What Is TVPI in Private Equity and How Is It Calculated?
Explore TVPI, a vital private equity metric. Discover how this key performance indicator is calculated and its significance for evaluating investment success.
Explore TVPI, a vital private equity metric. Discover how this key performance indicator is calculated and its significance for evaluating investment success.
Total Value to Paid-in Capital (TVPI) is a metric in private equity that offers a comprehensive view of an investment’s performance. It assesses the total return generated by a private equity fund or investment relative to the capital investors have contributed. Unlike simpler performance measures that might only look at cash distributions, TVPI provides a holistic picture by accounting for both realized gains and the current value of remaining assets. TVPI gives investors a clear understanding of how much value a private equity investment has created from inception to a specific point in time. It helps bridge the gap between distributed cash and the unrealized value still held within the fund’s portfolio, allowing stakeholders to evaluate the private equity manager’s investment strategy.

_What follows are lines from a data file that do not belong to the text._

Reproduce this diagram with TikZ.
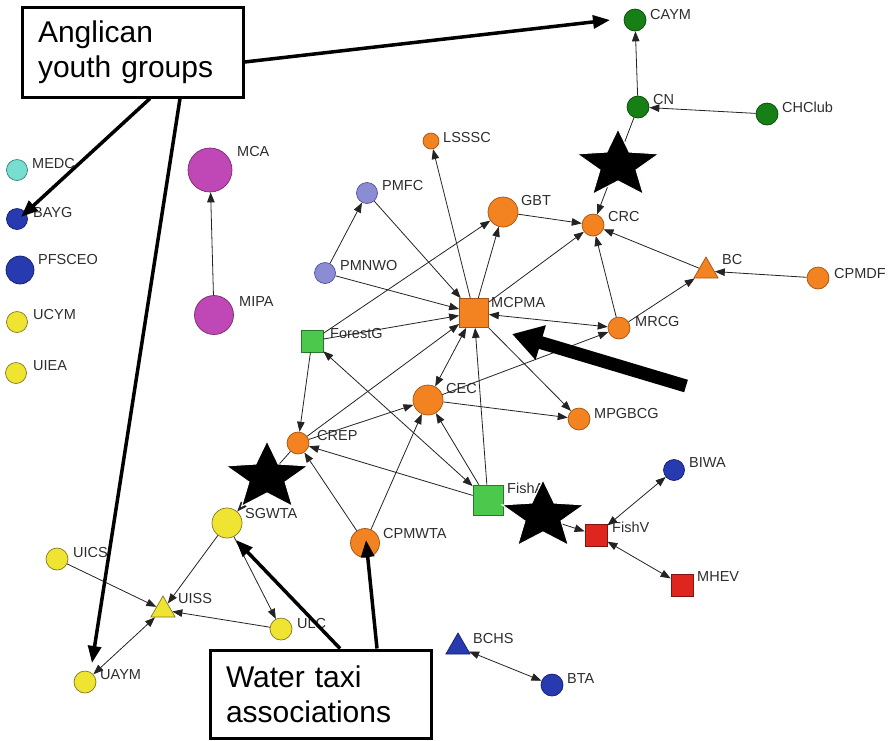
\documentclass[tikz,border=0pt]{standalone}
\usepackage{fontspec}
\setmainfont{Liberation Sans}
\usetikzlibrary{arrows.meta,shapes.geometric}

\definecolor{orgfill}{RGB}{243,130,32}
\definecolor{orgline}{RGB}{165,82,20}
\definecolor{dkgreen}{RGB}{22,128,22}
\definecolor{dkgreenline}{RGB}{10,70,10}
\definecolor{ltgreen}{RGB}{76,200,76}
\definecolor{ltgreenline}{RGB}{40,120,40}
\definecolor{lilac}{RGB}{140,140,212}
\definecolor{lilacline}{RGB}{80,80,150}
\definecolor{redsq}{RGB}{222,38,30}
\definecolor{redline}{RGB}{130,20,15}
\definecolor{navy}{RGB}{40,58,176}
\definecolor{navyline}{RGB}{20,30,110}
\definecolor{yel}{RGB}{240,228,50}
\definecolor{yelline}{RGB}{130,120,30}
\definecolor{aqua}{RGB}{120,222,208}
\definecolor{aqualine}{RGB}{50,130,120}
\definecolor{mag}{RGB}{192,72,182}
\definecolor{magline}{RGB}{120,40,110}
\definecolor{labgray}{RGB}{45,45,45}
\definecolor{edgegray}{RGB}{35,35,35}

\tikzset{
  dot/.style={circle, inner sep=0pt, line width=0.7pt},
  sq/.style={rectangle, inner sep=0pt, line width=0.7pt},
  tri/.style={regular polygon, regular polygon sides=3, inner sep=0pt, line width=0.7pt},
  orgn/.style={fill=orgfill, draw=orgline},
  greenn/.style={fill=dkgreen, draw=dkgreenline},
  ltgreenn/.style={fill=ltgreen, draw=ltgreenline},
  lilacn/.style={fill=lilac, draw=lilacline},
  redn/.style={fill=redsq, draw=redline},
  navyn/.style={fill=navy, draw=navyline},
  yeln/.style={fill=yel, draw=yelline},
  aquan/.style={fill=aqua, draw=aqualine},
  magn/.style={fill=mag, draw=magline},
  lab/.style={anchor=west, inner sep=0pt, text=labgray, font=\fontsize{14.5}{17}\selectfont},
  edge/.style={draw=edgegray, line width=0.8pt, -{Triangle[length=10pt,width=7.5pt]}},
  biedge/.style={draw=edgegray, line width=0.8pt, {Triangle[length=10pt,width=7.5pt]}-{Triangle[length=10pt,width=7.5pt]}},
  % five-pointed broker star, a little wider than tall
  brokerstar/.pic={
    \filldraw[fill=black, draw=white, line width=1pt]
      (-90:43 and 36) -- (-54:19 and 16) -- (-18:43 and 36) -- (18:19 and 16)
      -- (54:43 and 36) -- (90:19 and 16) -- (126:43 and 36) -- (162:19 and 16)
      -- (198:43 and 36) -- (234:19 and 16) -- cycle;
  },
  callout/.style={draw=black, line width=3pt, fill=white, align=left, inner xsep=16pt,
    font=\fontsize{30}{35}\selectfont, minimum width=221pt},
  pointer/.style={draw=black, line width=3.5pt, -{Triangle[length=17pt,width=13pt]}},
  bigpointer/.style={draw=black, line width=13pt, -{Triangle[length=30pt,width=34pt]}}
}

\begin{document}
\begin{tikzpicture}[x=1pt, y=-1pt]
\useasboundingbox (0,0) rectangle (892,740);

% ---- actors ----
\node[dot,greenn,minimum size=22pt] (CAYM) at (635,20) {};
\node[dot,greenn,minimum size=22pt] (CN) at (638,107) {};
\node[dot,greenn,minimum size=22pt] (CHClub) at (767,114) {};
\node[dot,orgn,minimum size=16pt] (LSSSC) at (431,141) {};
\node[dot,lilacn,minimum size=21pt] (PMFC) at (367,193) {};
\node[dot,orgn,minimum size=30pt] (GBT) at (503,212) {};
\node[dot,orgn,minimum size=22pt] (CRC) at (593,225) {};
\node[tri,orgn,minimum size=28pt] (BC) at (706,271) {};
\node[dot,orgn,minimum size=22pt] (CPMDF) at (818,278) {};
\node[dot,lilacn,minimum size=21pt] (PMNWO) at (325,273) {};
\node[sq,orgn,minimum size=29pt] (MCPMA) at (474,313) {};
\node[dot,orgn,minimum size=22pt] (MRCG) at (619,328) {};
\node[sq,ltgreenn,minimum size=22pt] (ForestG) at (312,341) {};
\node[dot,orgn,minimum size=30pt] (CEC) at (428,400) {};
\node[dot,orgn,minimum size=22pt] (MPGBCG) at (579,419) {};
\node[dot,orgn,minimum size=22pt] (CREP) at (298,443) {};
\node[dot,yeln,minimum size=30pt] (SGWTA) at (227,523) {};
\node[dot,orgn,minimum size=29pt] (CPMWTA) at (365,543) {};
\node[sq,ltgreenn,minimum size=30pt] (FishA) at (488,500) {};
\node[sq,redn,minimum size=22pt] (FishV) at (596,535) {};
\node[dot,navyn,minimum size=21pt] (BIWA) at (674,470) {};
\node[sq,redn,minimum size=22pt] (MHEV) at (682,585) {};
\node[tri,navyn,minimum size=28pt] (BCHS) at (458,647) {};
\node[dot,navyn,minimum size=22pt] (BTA) at (552,685) {};
\node[dot,yeln,minimum size=22pt] (UICS) at (57,559) {};
\node[tri,yeln,minimum size=28pt] (UISS) at (163,610) {};
\node[dot,yeln,minimum size=22pt] (ULC) at (281,629) {};
\node[dot,yeln,minimum size=22pt] (UAYM) at (85,682) {};
\node[dot,aquan,minimum size=21pt] (MEDC) at (17,170) {};
\node[dot,navyn,minimum size=21pt] (BAYG) at (17,219) {};
\node[dot,navyn,minimum size=28pt] (PFSCEO) at (20,270) {};
\node[dot,yeln,minimum size=21pt] (UCYM) at (17,322) {};
\node[dot,yeln,minimum size=21pt] (UIEA) at (16,373) {};
\node[dot,magn,minimum size=44pt] (MCA) at (210,170) {};
\node[dot,magn,minimum size=39pt] (MIPA) at (214,315) {};

% ---- names ----
\node[lab] (lCAYM) at (650,15) {CAYM};
\node[lab] (lCN) at (653,100) {CN};
\node[lab] (lCHClub) at (782,107) {CHClub};
\node[lab] (lLSSSC) at (443,138) {LSSSC};
\node[lab] (lPMFC) at (382,186) {PMFC};
\node[lab] (lGBT) at (521,201) {GBT};
\node[lab] (lCRC) at (608,217) {CRC};
\node[lab] (lBC) at (722,260) {BC};
\node[lab] (lCPMDF) at (834,274) {CPMDF};
\node[lab] (lPMNWO) at (340,266) {PMNWO};
\node[lab] (lMCPMA) at (491,302) {MCPMA};
\node[lab] (lMRCG) at (635,322) {MRCG};
\node[lab] (lForestG) at (330,334) {ForestG};
\node[lab] (lCEC) at (446,388) {CEC};
\node[lab] (lMPGBCG) at (594,413) {MPGBCG};
\node[lab] (lCREP) at (317,435) {CREP};
\node[lab] (lSGWTA) at (245,513) {SGWTA};
\node[lab] (lCPMWTA) at (383,533) {CPMWTA};
\node[lab] (lFishA) at (507,488) {FishA};
\node[lab] (lFishV) at (612,527) {FishV};
\node[lab] (lBIWA) at (689,463) {BIWA};
\node[lab] (lMHEV) at (697,577) {MHEV};
\node[lab] (lBCHS) at (473,638) {BCHS};
\node[lab] (lBTA) at (567,679) {BTA};
\node[lab] (lUICS) at (73,552) {UICS};
\node[lab] (lUISS) at (178,598) {UISS};
\node[lab] (lULC) at (297,623) {ULC};
\node[lab] (lUAYM) at (100,675) {UAYM};
\node[lab] (lMEDC) at (32,164) {MEDC};
\node[lab] (lBAYG) at (33,213) {BAYG};
\node[lab] (lPFSCEO) at (38,260) {PFSCEO};
\node[lab] (lUCYM) at (33,315) {UCYM};
\node[lab] (lUIEA) at (33,366) {UIEA};
\node[lab] (lMCA) at (237,152) {MCA};
\node[lab] (lMIPA) at (239,302) {MIPA};

% ---- ties between actors ----
\draw[edge] (CN) -- (CAYM);
\draw[edge] (CHClub) -- (CN);
\draw[edge] (CN) -- (CRC);
\draw[edge] (GBT) -- (CRC);
\draw[edge] (MCPMA) -- (CRC);
\draw[edge] (BC) -- (CRC);
\draw[edge] (MRCG) -- (CRC);
\draw[edge] (MRCG) -- (BC);
\draw[edge] (CPMDF) -- (BC);
\draw[biedge] (MCPMA) -- (MRCG);
\draw[edge] (CEC) -- (MRCG);
\draw[edge] (MCPMA) -- (LSSSC);
\draw[edge] (MCPMA) -- (GBT);
\draw[edge] (ForestG) -- (GBT);
\draw[edge] (PMNWO) -- (PMFC);
\draw[edge] (PMFC) -- (MCPMA);
\draw[edge] (PMNWO) -- (MCPMA);
\draw[edge] (ForestG) -- (MCPMA);
\draw[edge] (ForestG) -- (CREP);
\draw[biedge] (FishA) -- (ForestG);
\draw[edge] (CREP) -- (MCPMA);
\draw[edge] (CREP) -- (CEC);
\draw[biedge] (MCPMA) -- (CEC);
\draw[edge] (CEC) -- (MPGBCG);
\draw[edge] (MCPMA) -- (MPGBCG);
\draw[edge] (FishA) -- (MCPMA);
\draw[edge] (FishA) -- (CEC);
\draw[edge] (CPMWTA) -- (CEC);
\draw[edge] (FishA) -- (CREP);
\draw[edge] (CPMWTA) -- (CREP);
\draw[edge] (CREP) -- (SGWTA);
\draw[edge] (SGWTA) -- (UISS);
\draw[edge] (SGWTA) -- (ULC);
\draw[edge] (ULC) -- (UISS);
\draw[edge] (UICS) -- (UISS);
\draw[biedge] (UAYM) -- (UISS);
\draw[edge] (FishA) -- (FishV);
\draw[biedge] (FishV) -- (BIWA);
\draw[biedge] (FishV) -- (MHEV);
\draw[biedge] (BCHS) -- (BTA);
\draw[edge] (MIPA) -- (MCA);

% ---- stars marking brokers ----
\pic (star1) at (618,165) {brokerstar};
\pic (star2) at (267,477) {brokerstar};
\pic (star3) at (543,516) {brokerstar};

% ---- heavy pointer to the central actor ----
\coordinate (bigTail) at (686,386);
\coordinate (bigTip) at (512,334);
\draw[bigpointer] (bigTail) -- (bigTip);

% ---- callouts ----
\node[callout, minimum height=90pt, text width=189pt] (anglican) at (132.5,52) {Anglican\\youth groups};
\node[callout, minimum height=88pt, text width=189pt] (water) at (320.5,694) {Water taxi\\associations};

\coordinate (tCAYM) at (610,20);
\coordinate (tBAYG) at (21,217);
\coordinate (tUAYM) at (92,663);
\coordinate (tSGWTA) at (236,540);
\coordinate (tCPMWTA) at (366,540);

\draw[pointer] ([yshift=-10pt]anglican.east) -- (tCAYM);
\draw[pointer] ([xshift=17.5pt]anglican.south) -- (tBAYG);
\draw[pointer] ([xshift=47.5pt]anglican.south) -- (tUAYM);
\draw[pointer] ([xshift=19.5pt]water.north) -- (tSGWTA);
\draw[pointer] ([xshift=56.5pt]water.north) -- (tCPMWTA);
\end{tikzpicture}
\end{document}
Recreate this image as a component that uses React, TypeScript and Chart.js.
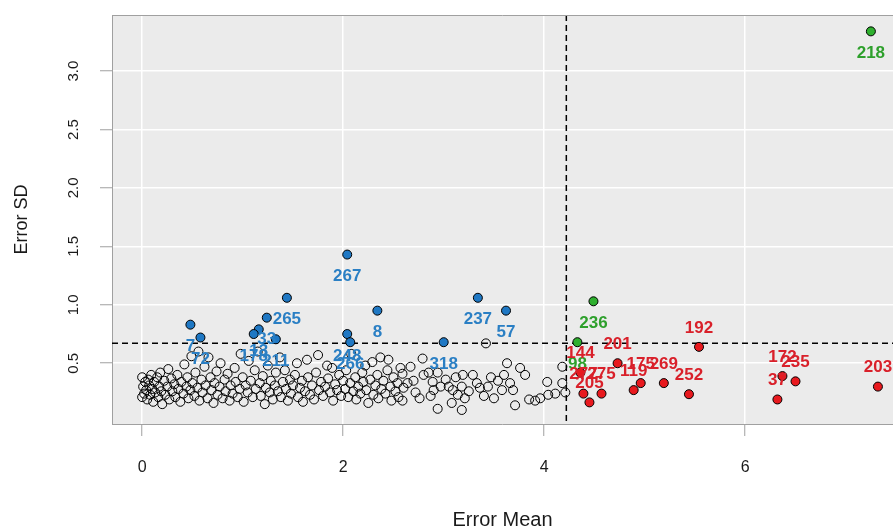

Understanding the components of the TVPI formula is necessary. The formula relies on two primary elements: Total Value and Paid-in Capital. Each captures distinct aspects of the investment’s financial journey.
Total Value encompasses all economic benefits accrued to investors from their private equity investment. This includes realized distributions, which are the cash proceeds returned to investors from the sale of portfolio companies, dividends, or other cash-generating events. Additionally, Total Value incorporates the residual value, representing the current fair market value of the remaining, unrealized investments still held within the fund’s portfolio. Fund managers determine residual value through periodic valuations, often in accordance with industry standards.
Paid-in Capital refers to the cumulative amount of money that investors have contributed to the private equity fund. This capital is drawn down from the investors’ initial commitments as the fund makes investments in portfolio companies. It represents the total cash outflow from the investors to the fund.
TVPI is calculated by dividing the Total Value by the Paid-in Capital: TVPI = Total Value / Paid-in Capital. For instance, if a private equity fund has generated a Total Value of $200 million and its investors have contributed $100 million in Paid-in Capital, the TVPI would be 2.0x.
A TVPI greater than 1.0x indicates that the fund has generated a profit, meaning the total value created exceeds the capital invested. For example, a TVPI of 1.5x signifies that for every dollar invested, the fund has generated $1.50 in value. A TVPI of exactly 1.0x indicates a break-even scenario where the total value equals the paid-in capital, while a TVPI less than 1.0x suggests a loss, as the fund has not yet returned the initial investment.
The interpretation of a “good” TVPI can vary depending on factors such as the fund’s vintage (the year it began investing), its investment strategy, and market conditions. In the early years of a fund’s life, a TVPI less than 1.0x is common as capital is deployed and investments mature. As the fund progresses and makes distributions, a successful fund’s TVPI rises above 1.0x. While a higher TVPI indicates better performance, it is evaluated alongside other metrics, such as the Internal Rate of Return (IRR), which accounts for the timing of cash flows.
TVPI holds importance for various participants within the private equity ecosystem. For Limited Partners (LPs), the institutional investors who commit capital to private equity funds, TVPI serves as a primary metric for evaluating the performance of their investments. It offers a comprehensive view of how effectively a General Partner (GP) has managed their capital, encompassing both cash distributions and the value of remaining assets. This insight is important for LPs in making informed decisions about future capital allocations and conducting due diligence on prospective fund managers.
General Partners (GPs), who manage the private equity funds, also find TVPI to be a valuable tool. It allows them to demonstrate their track record and showcase the value creation capabilities of their funds to both existing and potential investors. A strong TVPI can enhance a GP’s reputation and attract new capital commitments. GPs use TVPI to benchmark their performance against peers and industry standards, providing an internal measure of success and guiding investment strategies.
TVPI’s role as a comprehensive performance metric is important in the long-term, illiquid nature of private equity investments. It accounts for the entire lifecycle of a fund, from initial capital calls to the realization of assets, providing a unified measure of total value created relative to the capital invested. This perspective makes TVPI a key indicator for assessing the success of private equity ventures.